“Suggested Reply”

Most email platforms now incorporate artificial intelligence, giving you a summary of what they think the sender said to you, then a “suggested” response, together with a convenient and tempting send button.

Easy-peasy. Now you can communicate without effort, without even having to think about it! What could possibly go wrong?

To be sure, our inboxes seem to get more and more jammed, everybody wants our attention, and any offer to take a load off our shoulders is pretty tempting. But let’s break this down.

Let’s sit in the listener’s chair or the reader’s seat. What happens when you get a message? Well, to be sure, you’re getting two messages. One is content, the other is tone. Either one can make or break the intended message.

When you’re the speaker, not the listener, the same rule applies. How you say it is at least as important as what you say. The reader is just as concerned with who you are as what you say. The accumulation of impressions over time is what we call “reputation”.

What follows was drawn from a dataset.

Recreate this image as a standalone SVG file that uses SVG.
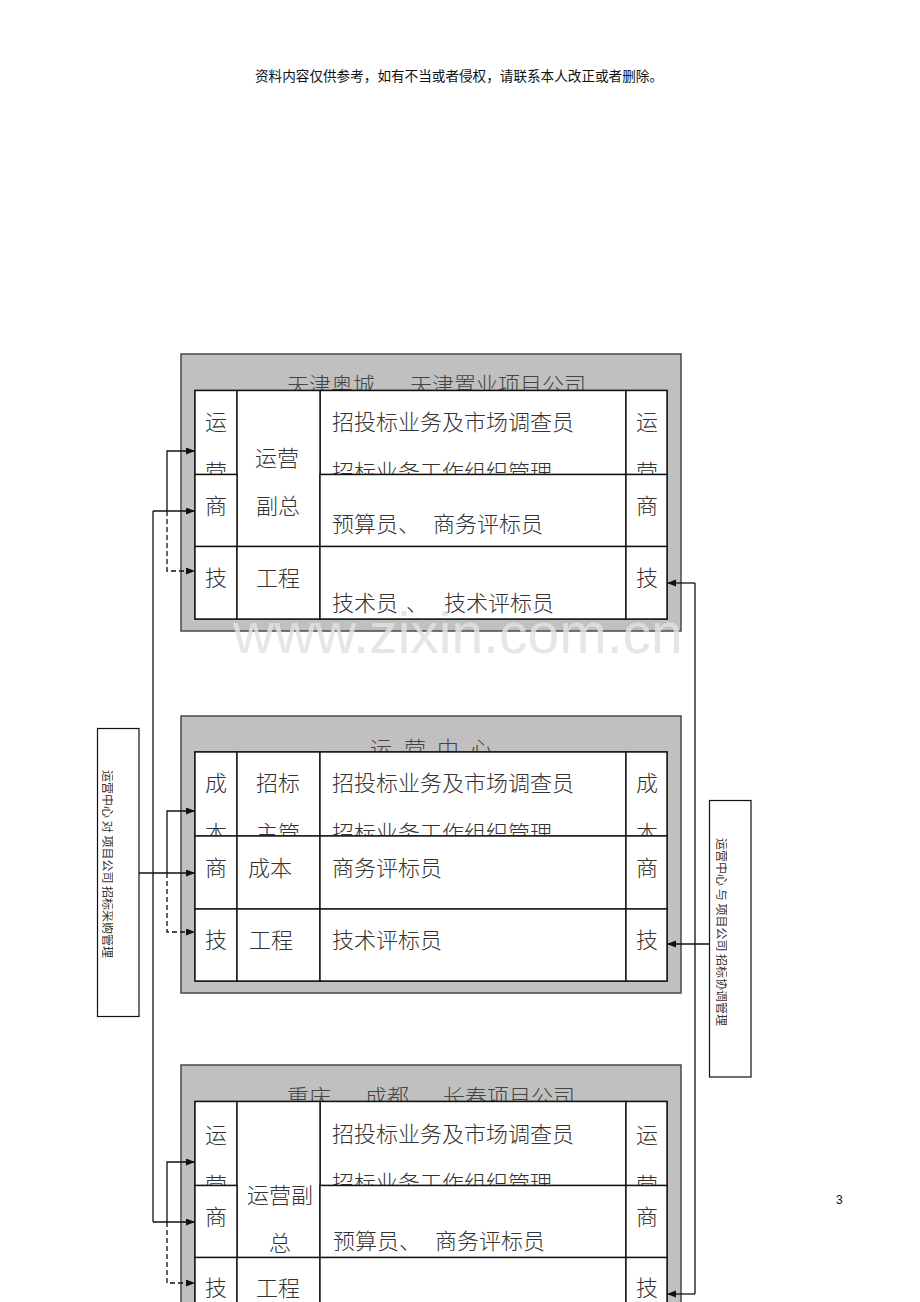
<svg xmlns="http://www.w3.org/2000/svg" width="920" height="1302" viewBox="0 0 920 1302">
<style>
.bg{fill:#ffffff}
.outer{fill:#c0c0c0;stroke:#4a4a4a;stroke-width:1.5}
.cell{fill:#ffffff;stroke:#111;stroke-width:1.4}
.t{font-family:"Noto Sans CJK SC","Noto Sans CJK JP",sans-serif;font-size:22px;fill:#333;font-weight:300}
.tt{font-family:"Noto Sans CJK SC","Noto Sans CJK JP",sans-serif;font-size:22px;fill:#444;font-weight:300}
.m{text-anchor:middle}
.hdr{font-family:"Noto Sans CJK SC","Noto Sans CJK JP",sans-serif;font-size:13.6px;fill:#111}
.box{fill:#ffffff;stroke:#111;stroke-width:1.2}
.vt{font-family:"Noto Sans CJK SC","Noto Sans CJK JP",sans-serif;font-size:12px;fill:#333}
.ln{fill:none;stroke:#111;stroke-width:1.3}
.dl{fill:none;stroke:#111;stroke-width:1.3;stroke-dasharray:5 3}
.wm{font-family:"Liberation Sans",Arial,sans-serif;font-size:57px;fill:#e2e2e2;opacity:0.85}
</style>
<defs>
<marker id="ar" markerUnits="userSpaceOnUse" markerWidth="10" markerHeight="8" refX="9" refY="3.5" orient="auto">
<path d="M0,0 L9,3.5 L0,7 z" fill="#111"/>
</marker>
<clipPath id="clipL"><rect x="102" y="740" width="11" height="260"/></clipPath>
<clipPath id="clipR"><rect x="716" y="810" width="11" height="260"/></clipPath>
</defs>
<rect class="bg" x="0" y="0" width="920" height="1302"/>

<text class="hdr" x="255" y="81" textLength="408">资料内容仅供参考，如有不当或者侵权，请联系本人改正或者删除。</text>
<text x="836" y="1204" style="font-family:'Liberation Sans',Arial,sans-serif;font-size:12px;fill:#111">3</text>

<!-- Block 1 -->
<g id="block-tianjin">
<rect class="outer" x="181" y="354" width="500" height="277"/>
<text class="tt" x="287" y="393">天津奥城</text>
<text class="tt" x="410" y="393">天津置业项目公司</text>
<rect class="cell" x="195" y="390.5" width="472" height="228.5"/>
<rect class="cell" x="195" y="390.5" width="42" height="84"/>
<text class="t m" x="216" y="430">运</text><text class="t m" x="216" y="480">营</text>
<rect class="cell" x="320" y="390.5" width="306" height="84"/>
<text class="t" x="332" y="430">招投标业务及市场调查员</text>
<text class="t" x="332" y="480">招标业务工作组织管理</text>
<rect class="cell" x="626" y="390.5" width="41" height="84"/>
<text class="t m" x="647" y="430">运</text><text class="t m" x="647" y="480">营</text>
<rect class="cell" x="237" y="390.5" width="83" height="156"/>
<text class="t m" x="277" y="466">运营</text><text class="t m" x="278" y="514">副总</text>
<rect class="cell" x="195" y="474.5" width="42" height="72"/>
<text class="t m" x="216" y="514">商</text>
<rect class="cell" x="320" y="474.5" width="306" height="72"/>
<text class="t" x="332" y="532">预算员、</text><text class="t" x="433" y="532">商务评标员</text>
<rect class="cell" x="626" y="474.5" width="41" height="72"/>
<text class="t m" x="647" y="514">商</text>
<rect class="cell" x="195" y="546.5" width="42" height="72.5"/>
<text class="t m" x="216" y="586">技</text>
<rect class="cell" x="237" y="546.5" width="83" height="72.5"/>
<text class="t m" x="278" y="586">工程</text>
<rect class="cell" x="320" y="546.5" width="306" height="72.5"/>
<text class="t" x="332" y="611">技术员</text><text class="t" x="406" y="611">、</text><text class="t" x="444" y="611">技术评标员</text>
<rect class="cell" x="626" y="546.5" width="41" height="72.5"/>
<text class="t m" x="647" y="586">技</text>
</g>

<!-- Block 2 -->
<g id="block-center">
<rect class="outer" x="181" y="716" width="500" height="277"/>
<text class="tt" x="370" y="757">运</text><text class="tt" x="404" y="757">营</text><text class="tt" x="437" y="757">中</text><text class="tt" x="470" y="757">心</text>
<rect class="cell" x="195" y="752" width="472" height="229"/>
<rect class="cell" x="195" y="752" width="42" height="84"/>
<text class="t m" x="216" y="791">成</text><text class="t m" x="216" y="841">本</text>
<rect class="cell" x="237" y="752" width="83" height="84"/>
<text class="t m" x="278" y="791">招标</text><text class="t m" x="278" y="841">主管</text>
<rect class="cell" x="320" y="752" width="306" height="84"/>
<text class="t" x="332" y="791">招投标业务及市场调查员</text>
<text class="t" x="332" y="841">招标业务工作组织管理</text>
<rect class="cell" x="626" y="752" width="41" height="84"/>
<text class="t m" x="647" y="791">成</text><text class="t m" x="647" y="841">本</text>
<rect class="cell" x="195" y="836" width="42" height="73"/>
<text class="t m" x="216" y="876">商</text>
<rect class="cell" x="237" y="836" width="83" height="73"/>
<text class="t" x="248" y="876">成本</text>
<rect class="cell" x="320" y="836" width="306" height="73"/>
<text class="t" x="332" y="876">商务评标员</text>
<rect class="cell" x="626" y="836" width="41" height="73"/>
<text class="t m" x="647" y="876">商</text>
<rect class="cell" x="195" y="909" width="42" height="72"/>
<text class="t m" x="216" y="948">技</text>
<rect class="cell" x="237" y="909" width="83" height="72"/>
<text class="t" x="249" y="948">工程</text>
<rect class="cell" x="320" y="909" width="306" height="72"/>
<text class="t" x="332" y="948">技术评标员</text>
<rect class="cell" x="626" y="909" width="41" height="72"/>
<text class="t m" x="647" y="948">技</text>
</g>

<!-- Block 3 -->
<g id="block-cq">
<rect class="outer" x="181" y="1065" width="500" height="260"/>
<text class="tt" x="287" y="1105">重庆</text><text class="tt" x="365" y="1105">成都</text><text class="tt" x="443" y="1105">长春项目公司</text>
<rect class="cell" x="195" y="1101.5" width="472" height="230"/>
<rect class="cell" x="195" y="1101.5" width="42" height="84"/>
<text class="t m" x="216" y="1143">运</text><text class="t m" x="216" y="1193">营</text>
<rect class="cell" x="320" y="1101.5" width="306" height="84"/>
<text class="t" x="332" y="1142">招投标业务及市场调查员</text>
<text class="t" x="332" y="1191">招标业务工作组织管理</text>
<rect class="cell" x="626" y="1101.5" width="41" height="84"/>
<text class="t m" x="647" y="1143">运</text><text class="t m" x="647" y="1193">营</text>
<rect class="cell" x="237" y="1101.5" width="83" height="156"/>
<text class="t m" x="280" y="1203">运营副</text><text class="t m" x="280" y="1251">总</text>
<rect class="cell" x="195" y="1185.5" width="42" height="72"/>
<text class="t m" x="216" y="1225">商</text>
<rect class="cell" x="320" y="1185.5" width="306" height="72"/>
<text class="t" x="333" y="1249">预算员、</text><text class="t" x="435" y="1249">商务评标员</text>
<rect class="cell" x="626" y="1185.5" width="41" height="72"/>
<text class="t m" x="647" y="1225">商</text>
<rect class="cell" x="195" y="1257.5" width="42" height="72"/>
<text class="t m" x="216" y="1296">技</text>
<rect class="cell" x="237" y="1257.5" width="83" height="72"/>
<text class="t m" x="278" y="1296">工程</text>
<rect class="cell" x="320" y="1257.5" width="306" height="72"/>
<rect class="cell" x="626" y="1257.5" width="41" height="72"/>
<text class="t m" x="647" y="1296">技</text>
</g>

<!-- Side boxes -->
<g id="box-left">
<rect class="box" x="97.5" y="728.5" width="41.5" height="288"/>
<g clip-path="url(#clipL)"><text class="vt" transform="translate(103,770) rotate(90)">运营中心 对 项目公司 招标采购管理</text></g>
</g>
<g id="box-right">
<rect class="box" x="709.5" y="800.5" width="41.5" height="276.5"/>
<g clip-path="url(#clipR)"><text class="vt" transform="translate(717,838) rotate(90)">运营中心 与 项目公司 招标协调管理</text></g>
</g>

<!-- Connectors -->
<g id="connectors">
<path class="ln" d="M153,511 V1222"/>
<path class="ln" d="M153,511 H195" marker-end="url(#ar)"/>
<path class="ln" d="M153,1222 H195" marker-end="url(#ar)"/>
<path class="ln" d="M167,511 V451 H195" marker-end="url(#ar)"/>
<path class="dl" d="M167,511 V571 H195" marker-end="url(#ar)"/>
<path class="ln" d="M139,873 H195" marker-end="url(#ar)"/>
<path class="ln" d="M167,873 V811 H195" marker-end="url(#ar)"/>
<path class="dl" d="M167,873 V932 H195" marker-end="url(#ar)"/>
<path class="ln" d="M167,1222 V1162 H195" marker-end="url(#ar)"/>
<path class="dl" d="M167,1222 V1283 H195" marker-end="url(#ar)"/>
<path class="ln" d="M695,583 V1294"/>
<path class="ln" d="M695,583 H667" marker-end="url(#ar)"/>
<path class="ln" d="M709,944 H667" marker-end="url(#ar)"/>
<path class="ln" d="M695,1294 H667" marker-end="url(#ar)"/>
</g>

<text class="wm" x="233" y="653">www.zixin.com.cn</text>
</svg>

Every word out of your mouth enhances or diminishes your reputation, whether personal or professional. Your message not only conveys ideas, but also impressions. The listener or the reader not only hears what you are saying, but how you are saying it. Each message triggers not only an intellectual response, but an emotional one. And over the course of a lifetime, your personal and professional reputation is built or diminished by the sum of emotional responses to your messages.

Simpy put, if you don’t have time to weigh your words, don’t send them.

There’s also a deeper and more important reason to say “Thanks, but no thanks” to AI’s kind offer: lack of exercise leads to atrophy just as surely in our communication skills as it does in our muscles. Not having to think ultimately leads to not being able to think.

So, what was that again about AI offering to handle your important responses?

In the event you want to turn off AI’s “helping hand”, you can do it in your email settings. Takes about ten seconds.